День застыл безвольно, неизвестно, час который и сколько еще терпеть, задыхаться в сыром мороке.
А назавтра, разбуженный каким-нибудь отчетливым, но непонятным звуком, горожанин видит, что крыша соседнего дома суха, ветер весело подхватывает из труб завитки дыма и кое-где в сером небе уже намечаются нежные лазурные размывы. К полудню весь город затоплен солнцем, капель, разбрызгиваясь на карнизах, повисает в воздухе дымчатой пыльцой, и токи света стоят в ней наискось густыми снопами. Из-под рыхлых сугробов выцеживаются темные струйки, стекают вниз по щелям гранитной кладки; от горбатых мостиков на льду голубые тени; копошатся воробьи в отмерзшем навозе, каждая из которых вчера выглядела вдовицей; а над людьми, над деревьями, над домами в ледяной синеве пышет тусклым жаром купол-бокогрей и дрожат восклицательные знаки шпилей. Полдневные лучи уперлись в широкие плечи Всадника и даже подкопытную змею ласкают. Или действительно прав был Петр, и воля его — благо?

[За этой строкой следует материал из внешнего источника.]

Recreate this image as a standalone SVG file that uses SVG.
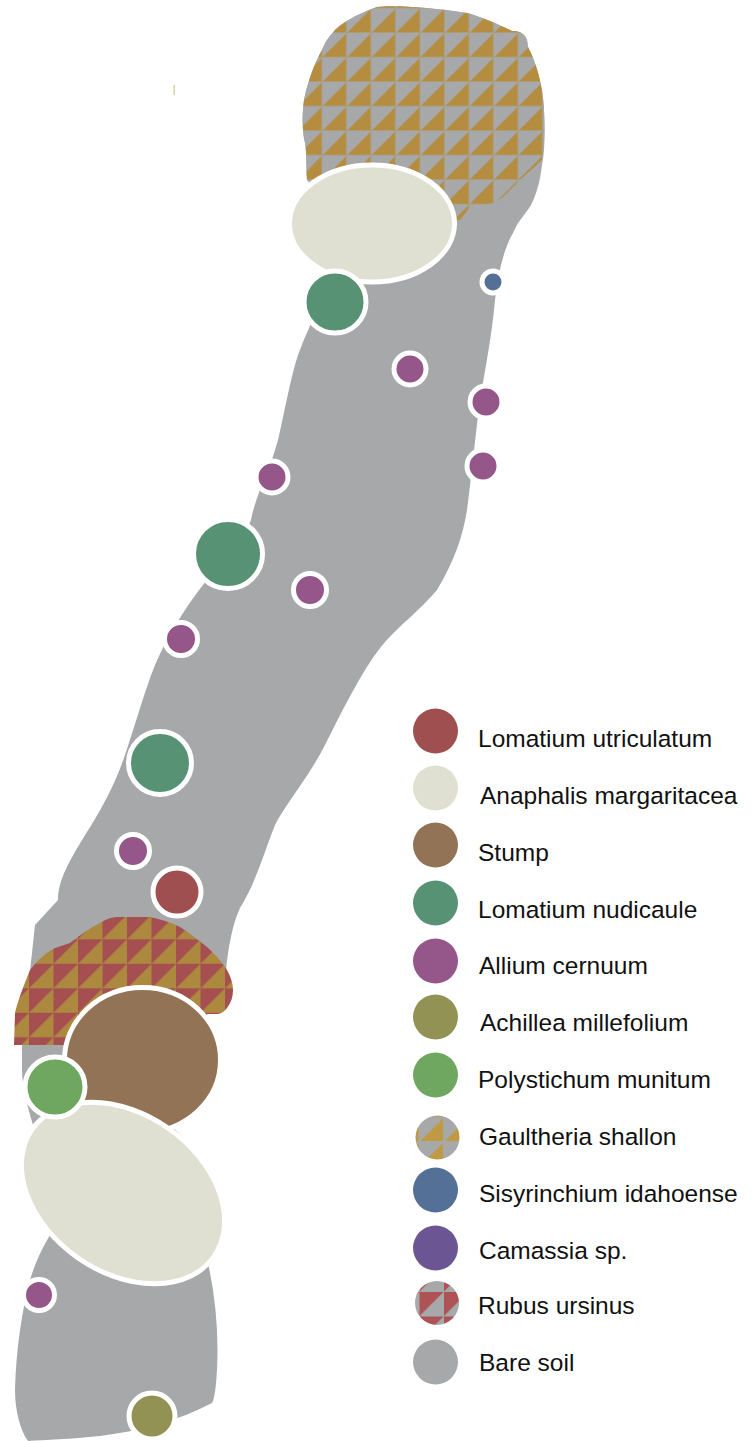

Скоро, скоро уже сдвинутся льдины, загомонят над Невою чайки, зашевелятся баржи в каналах. А перед светлой седмицей выставят зимние рамы и смоют бурую пыль со стекол. Ветхая земля умрет, и воскреснет земля юная, и юный город будет стоять на ней с запахом тополиной смолы, свежей воды, нагретого камня.
В апреле 1873 года узнал Иван Александрович Гончаров о смерти поэта Бенедиктова, старинного своего приятеля по майковскому кружку. Бенедиктов умер, надолго пережив фейерверочно яркую известность, сквозь блеск которой самобытно светились, пожалуй, лишь три-четыре по-настоящему сильных стихотворения.
Летом того же года из Царского Села дошла весть о смерти еще одного поэта, Федора Тютчева. С последним Гончарова роднила не одна лишь память о литературных начинаниях юности, но и недавние времена служебного товарищества. 18 июля Иван Александрович написал Софье Никитенко: «На днях умер один из самых хороших людей русских — это Ф. И. Тютчев; трудно сказать, что было в нем лучше, чище, светлее; голова или сердце и вообще вся душа». Может быть, как никто из современников Гончарова, Тютчев умел выразить напряженность всего человеческого естества в предвестье горестного исхода.